Friday, July 04, 2008

Select Cuts

Highlights from Parliament’s select committees

I hadn’t expected to do another of these so soon after the first, but it’s been a good week.

The Lords Select Committee on Communications has looked at The ownership of the news. It warns: “Owners can and do influence the news… [having] significant political impact. The consolidation of media ownership adds to the risk of disproportionate influence.” There is a “lack of investment in news gathering and investigative and specialist journalism”; and the ‘public interest test’ applied to media mergers “does not include any requirement to establish whether a merger will impact adversely on news gathering”. The Committee is concerned that only ministers can issue public interest intervention notices, and recommends that Ofcom be able to as well.

The Commons Treasury Committee issued a report on the Budget Measures and Low-Income Households. Alistair Darling’s raising of personal allowances to offset losses from abolishing the 10p income tax band “was probably the least bad option, with the benefits of simplicity, transparency and greater incentives to work” – but more is needed in future years, it argues. It recommends that the Treasury should publish regular assessments of “the impact on individual, family and household finances of Budget measures and other changes to the welfare system”. The Committee also says: “The advances made in tackling poverty among those out of work in the last decade has not been matched by comparable progress in tackling poverty among those in work”, and calls for a ‘Poverty Commission’ to be established.

The Treasury Committee has also interviewed Mervyn King and other senior Bank of England figures on the economic outlook.

While the debate on 42-day detention has raged, it still remains the case that 28-day detention is subject to annual parliamentary renewal – which is coming up. The Joint Committee on Human Rights has examined the case for Annual Renewal of 28 Days. The Government is of course seeking renewal, although nobody had been held for longer than 14 days since the last renewal. The Committee is sceptical: “Once again the Government has failed to provide sufficient information to allow us to ascertain whether the power to detain people without charge for up to 28 days is necessary.” It says that “strengthened safeguards” are needed, or else there will be a risk of “breaches of both the European Convention on Human Rights, and the common law right to liberty.”
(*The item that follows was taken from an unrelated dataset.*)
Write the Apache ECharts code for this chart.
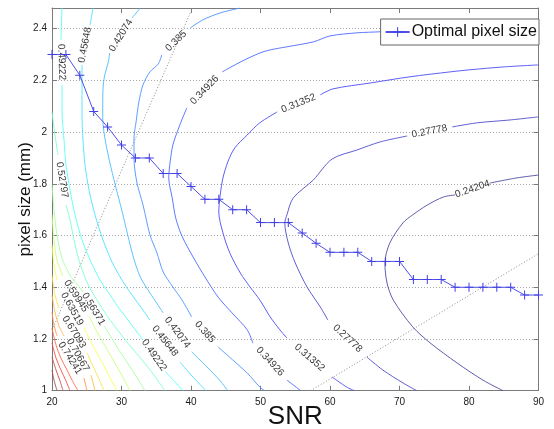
<!DOCTYPE html>
<html><head><meta charset="utf-8">
<script src="https://cdn.jsdelivr.net/npm/echarts@6/dist/echarts.min.js"></script>
<style>html,body{margin:0;padding:0;background:#fff}#c{width:554px;height:429px}</style>
</head><body><div id="c"></div>
<script>
// ---- axes ----
const xTicks = [20, 30, 40, 50, 60, 70, 80, 90];
const yTicks = [1, 1.2, 1.4, 1.6, 1.8, 2, 2.2, 2.4];
const yMax = 2.48;

// ---- optimal pixel size ----
const snr = [20,22,24,26,28,30,32,34,36,38,40,42,44,46,48,50,52,54,56,58,60,62,64,66,68,70,72,74,76,78,80,82,84,86,88,90];
const optimalPixel = [2.30,2.30,2.22,2.08,2.02,1.95,1.90,1.90,1.84,1.84,1.79,1.74,1.74,1.70,1.70,1.65,1.65,1.65,1.61,1.57,1.535,1.535,1.535,1.50,1.50,1.50,1.43,1.43,1.43,1.40,1.40,1.40,1.40,1.40,1.37,1.37];

// ---- dotted reference lines ----
const diag1 = [[20, 1.2346], [40.2, 2.48]];
const diag2 = [[57.2, 1.0], [90, 1.53]];

// ---- contour levels and traced lines (null = label gap) ----
const levels = [0.24204,0.27778,0.31352,0.34926,0.385,0.42074,0.45648,0.49222,0.52797,0.56371,0.59945,0.63519,0.67093,0.70667,0.74241,0.77815,0.81389,0.84963,0.88537];
const c024204 = [[90.0,1.834],[86.9,1.823],[83.0,1.803],null,[78.0,1.757],[76.3,1.749],[74.0,1.718],[71.9,1.680],[70.5,1.649],[68.6,1.571],[67.9,1.494],[68.2,1.417],[69.1,1.351],[71.9,1.247],[74.4,1.185],[78.3,1.107],[82.0,1.041],[84.9,1.0]];
const c027778 = [[90.0,2.059],[85.9,2.047],[81.2,2.036],[77.6,2.020],null,[71.1,1.985],[67.2,1.962],[63.9,1.931],[60.3,1.896],[57.6,1.815],[54.7,1.745],[53.8,1.680],[53.5,1.649],[54.0,1.571],[55.0,1.494],[56.7,1.401],[58.6,1.324],[59.7,1.273],null,[65.3,1.130],[67.6,1.080],[70.5,1.030],[72.5,1.0]];
const c031352 = [[90.0,2.260],[84.9,2.252],[80.1,2.241],[77.3,2.233],[71.5,2.214],[65.8,2.190],[60.4,2.167],[58.6,2.144],null,[52.4,2.078],[49.9,2.036],[48.1,1.989],[46.3,1.939],[45.3,1.885],[44.6,1.823],[44.2,1.757],[44.0,1.691],[44.6,1.610],[45.6,1.532],[47.1,1.455],[48.5,1.401],[49.9,1.351],[51.4,1.285],[52.8,1.235],[53.8,1.204],null,[60.3,1.053],[62.4,1.014],[63.5,1.0]];
const c034926 = [[90,2.426],[77.3,2.403],[67.2,2.388],[63.9,2.384],[60.0,2.372],[57.6,2.349],[53.8,2.330],[51.4,2.318],[49.9,2.306],[47.1,2.271],[44.5,2.233],null,[39.4,2.094],[38.4,2.028],[37.4,1.951],[37.0,1.885],[36.8,1.823],[37.3,1.745],[37.8,1.668],[38.7,1.598],[40.3,1.517],[42.0,1.440],[43.9,1.362],[45.9,1.301],[48.1,1.235],[48.9,1.184],null,[53.8,1.041],[55.8,1.0]];
const c0385 = [[47.1,2.48],[44.2,2.461],[41.7,2.434],[39.9,2.403],null,[35.8,2.299],[35.3,2.264],[34.1,2.233],[33.1,2.183],[32.5,2.117],[32.1,2.040],[31.8,1.978],[31.8,1.900],[32.2,1.807],[33.1,1.718],[34.1,1.602],[35.1,1.533],[36.0,1.459],[37.4,1.401],[38.7,1.351],[40.1,1.285],null,[43.9,1.169],[46.0,1.119],[48.1,1.068],[49.9,1.014],[50.6,1.0]];
const c042074 = [[32.7,2.48],[31.5,2.441],null,[28.3,2.306],[28.1,2.271],[27.5,2.209],[27.3,2.132],[27.3,2.055],[27.6,1.978],[28.3,1.885],[29.1,1.796],[30.1,1.692],[30.9,1.602],[31.7,1.517],[32.7,1.440],[34.1,1.378],[36.0,1.301],null,[40.1,1.150],[42.3,1.092],[44.2,1.038],[45.3,1.0]];
const c045648 = [[25.90,2.48],[25.47,2.414],null,[24.32,2.260],[24.32,2.164],[24.32,2.067],[24.46,1.970],[24.75,1.873],[25.32,1.777],[26.19,1.680],[27.34,1.583],[28.63,1.498],[30.07,1.428],[31.51,1.370],[33.09,1.312],[34.10,1.273],null,[38.42,1.111],[40.14,1.057],[42.16,1.0]];
const c049222 = [[21.44,2.48],[21.29,2.357],null,[21.44,2.183],[21.44,2.086],[21.73,1.970],[22.01,1.873],[22.59,1.777],[23.31,1.680],[24.32,1.583],[25.61,1.498],[26.91,1.428],[28.06,1.382],[29.50,1.324],[30.94,1.273],[32.23,1.227],[33.09,1.196],null,[36.26,1.076],[37.55,1.038],[38.85,1.0]];
const c052797 = [[20.00,2.078],[20.43,1.989],[20.86,1.912],null,[22.01,1.718],[22.59,1.660],[23.17,1.583],[23.88,1.505],[24.89,1.428],[25.76,1.382],[26.91,1.332],[28.35,1.273],[29.78,1.223],[31.37,1.169],[32.95,1.119],[34.53,1.065],[36.26,1.0]];
const c056371 = [[20.00,1.796],[20.29,1.699],[20.72,1.602],[21.44,1.513],[22.59,1.447],[23.60,1.412],[24.46,1.382],null,[27.48,1.250],[28.49,1.208],[29.64,1.157],[30.79,1.111],[32.09,1.057],[33.38,1.0]];
const c059945 = [[20.00,1.680],[20.29,1.583],[20.72,1.505],[21.58,1.443],null,[25.32,1.289],[26.33,1.235],[27.48,1.181],[28.63,1.126],[29.93,1.065],[31.22,1.0]];
const c063519 = [[20.00,1.564],[20.29,1.486],[20.72,1.428],null,[24.60,1.243],[25.47,1.196],[26.47,1.146],[27.48,1.096],[28.35,1.049],[29.35,1.0]];
const c067093 = [[20.00,1.447],[20.43,1.370],[21.01,1.320],null,[25.04,1.146],[25.76,1.103],[26.62,1.053],[27.48,1.0]];
const c070667 = [[20.00,1.370],[20.43,1.304],[21.01,1.250],[21.73,1.212],null,[25.61,1.061],[26.19,1.0]];
const c074241 = [[20.00,1.304],[20.29,1.254],[20.72,1.212],null,[24.60,1.049],[25.04,1.0]];
const c077815 = [[20.00,1.242],[20.58,1.177],[21.29,1.126],[22.16,1.080],[22.88,1.041],[23.74,1.0]];
const c081389 = [[20.00,1.185],[20.58,1.126],[21.29,1.080],[22.01,1.038],[22.59,1.0]];
const c084963 = [[20.00,1.130],[20.58,1.080],[21.15,1.038],[21.58,1.0]];
const c088537 = [[20.00,1.080],[20.29,1.041],[20.72,1.0]];

// ---- contour labels ----
const labelText  = ['0.24204','0.27778','0.27778','0.31352','0.31352','0.34926','0.34926','0.385','0.385','0.42074','0.42074','0.45648','0.45648','0.49222','0.49222','0.52797','0.56371','0.59945','0.63519','0.67093','0.70667','0.74241'];
const labelX     = [80.50, 74.32, 62.52, 55.47, 57.05, 41.94, 51.37, 37.84, 42.0, 29.93, 38.05, 24.75, 36.26, 21.37, 34.68, 21.44, 25.97, 23.45, 22.88, 23.17, 23.74, 22.59];
const labelY     = [1.780, 2.003, 1.202, 2.111, 1.128, 2.163, 1.113, 2.352, 1.227, 2.374, 1.225, 2.337, 1.192, 2.271, 1.137, 1.815, 1.316, 1.366, 1.316, 1.227, 1.138, 1.126];
const labelAngle = [19, 11, -43, 22, -41, 46, -47, 44, -49, 58, -53, 79, -52, -88, -55, -81, -59, -57, -61, -58, -60, -58];

const contourLines = [c024204,c027778,c031352,c034926,c0385,c042074,c045648,c049222,c052797,c056371,c059945,c063519,c067093,c070667,c074241,c077815,c081389,c084963,c088537];

function clamp(v){ return Math.max(0, Math.min(1, v)); }
function jet(t){
  const r = clamp(Math.min(4*t - 1.5, -4*t + 4.5));
  const g = clamp(Math.min(4*t - 0.5, -4*t + 3.5));
  const b = clamp(Math.min(4*t + 0.5, -4*t + 2.5));
  const mix = (c) => Math.round((c*0.7 + 0.3) * 255);
  return 'rgb(' + mix(r) + ',' + mix(g) + ',' + mix(b) + ')';
}
const lo = levels[0], hi = levels[levels.length - 1];

const FONT = 'Liberation Sans, Arial, Helvetica, sans-serif';
const axisGray = '#7a7a7a';
const plusPath = 'path://M4,0 H5 V4 H9 V5 H5 V9 H4 V5 H0 V4 H4 Z';

const series = [];
series.push({ type: 'line', data: diag1, showSymbol: false, silent: true, animation: false,
  lineStyle: { color: '#8a8a8a', width: 1, type: [1, 2] }, z: 1 });
series.push({ type: 'line', data: diag2, showSymbol: false, silent: true, animation: false,
  lineStyle: { color: '#8a8a8a', width: 1, type: [1, 2] }, z: 1 });
contourLines.forEach((pts, i) => {
  series.push({ type: 'line', data: pts, showSymbol: false, silent: true, animation: false,
    connectNulls: false, smooth: 0.3,
    lineStyle: { color: jet((levels[i] - lo) / (hi - lo)), width: 0.9 }, z: 2 });
});
series.push({ type: 'scatter', silent: true, animation: false, symbol: 'circle', symbolSize: 1, z: 3,
  itemStyle: { color: 'rgba(255,255,255,0)' },
  label: { show: true, position: 'inside', fontSize: 10, color: '#000', fontFamily: FONT },
  data: labelX.map((x, i) => ({
    value: [x, labelY[i]],
    label: { show: true, position: 'inside', formatter: labelText[i], rotate: labelAngle[i],
      fontSize: 10, color: '#000', fontFamily: FONT }
  }))
});
series.push({ name: 'Optimal pixel size', type: 'line', animation: false, z: 5,
  data: snr.map((s, i) => [s, optimalPixel[i]]),
  symbol: plusPath, symbolSize: 9, showAllSymbol: true, clip: false,
  lineStyle: { color: '#5050e8', width: 1 },
  itemStyle: { color: '#4040e4' } });

const chart = echarts.init(document.getElementById('c'), null, { renderer: 'canvas' });
chart.setOption({
  animation: false,
  backgroundColor: '#fff',
  grid: { left: 52, top: 8, width: 486.5, height: 382.7, containLabel: false, outerBoundsMode: 'none' },
  legend: {
    data: ['Optimal pixel size'], right: 15, top: 19,
    backgroundColor: '#fff', borderColor: '#666', borderWidth: 1, borderRadius: 0,
    padding: [5, 2, 5, 4], itemWidth: 24, itemHeight: 12, itemGap: 2,
    textStyle: { fontSize: 16, color: '#111', fontFamily: FONT, padding: [0, 0, 0, -3] }
  },
  xAxis: [
    { type: 'value', min: xTicks[0], max: xTicks[xTicks.length - 1], interval: 10,
      name: 'SNR', nameLocation: 'middle', nameGap: 13, nameMoveOverlap: false,
      nameTextStyle: { fontSize: 26, color: '#111', fontFamily: FONT, verticalAlign: 'top' },
      axisLine: { lineStyle: { color: axisGray } },
      axisTick: { inside: true, length: 5, lineStyle: { color: axisGray } },
      axisLabel: { fontSize: 10, color: '#1a1a1a', fontFamily: FONT, margin: 7 },
      splitLine: { show: false } },
    { type: 'value', position: 'top', min: xTicks[0], max: xTicks[xTicks.length - 1], interval: 10,
      axisLine: { lineStyle: { color: axisGray } },
      axisTick: { inside: true, length: 5, lineStyle: { color: axisGray } },
      axisLabel: { show: false }, splitLine: { show: false } }
  ],
  yAxis: [
    { type: 'value', min: yTicks[0], max: yMax, interval: 0.2,
      name: 'pixel size (mm)', nameLocation: 'middle', nameGap: 18, nameRotate: 90, nameMoveOverlap: false,
      nameTextStyle: { fontSize: 17, color: '#111', fontFamily: FONT, verticalAlign: 'bottom' },
      axisLine: { show: true, lineStyle: { color: axisGray } },
      axisTick: { show: true, inside: true, length: 5, lineStyle: { color: axisGray } },
      axisLabel: { fontSize: 10, color: '#1a1a1a', fontFamily: FONT, margin: 5,
        formatter: (v) => yTicks.some(t => Math.abs(t - v) < 1e-6) ? String(+v.toFixed(1)) : '' },
      splitLine: { show: true, lineStyle: { color: '#a8a8a8', width: 1, type: [1, 2] } } },
    { type: 'value', position: 'right', min: yTicks[0], max: yMax, interval: 0.2,
      axisLine: { show: true, lineStyle: { color: axisGray } },
      axisTick: { show: true, inside: true, length: 5, lineStyle: { color: axisGray } },
      axisLabel: { show: false }, splitLine: { show: false } }
  ],
  series: series
});
</script>
</body></html>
Finally, the Commons Liaison Committee has had its second six-monthly session with Gordon Brown as PM. Brown said that he had “the best job in the world”, but that he was “looking forward to a holiday”.

Subjects covered included constitutional reform, anti-terrorism laws (and any illicit offers that might have been made to win votes on 42-day detention), oil and food prices, global trade and the EU, transport and fuel duty, inflation and public-sector pay, poverty and welfare, climate change and green taxes, bank regulation, immigration, Iraq and Afghanistan, Israel/Palestine, Zimbabwe, and the ‘responsibility to protect’ and UN reform.

On that last issue, Brown – tellingly – said that while it was “far preferable” to work though the UN, “there will always be ad hoc alliances. Where you cannot reach agreement internationally in the United Nations you will work with those countries where you can do so”. I think that may be a very significant statement of foreign policy. He also gently dripped cold water on John McCain’s idea for a ‘League of Democracies’.

Lib Dem Malcolm Bruce asked whether there was “anything we should be doing to try and level off the world population” – a suggestion that, thankfully, Brown didn’t take up. And Labour’s John McFall accidentally addressed Brown as “Chancellor” several times, to the (eventual) amusement of both.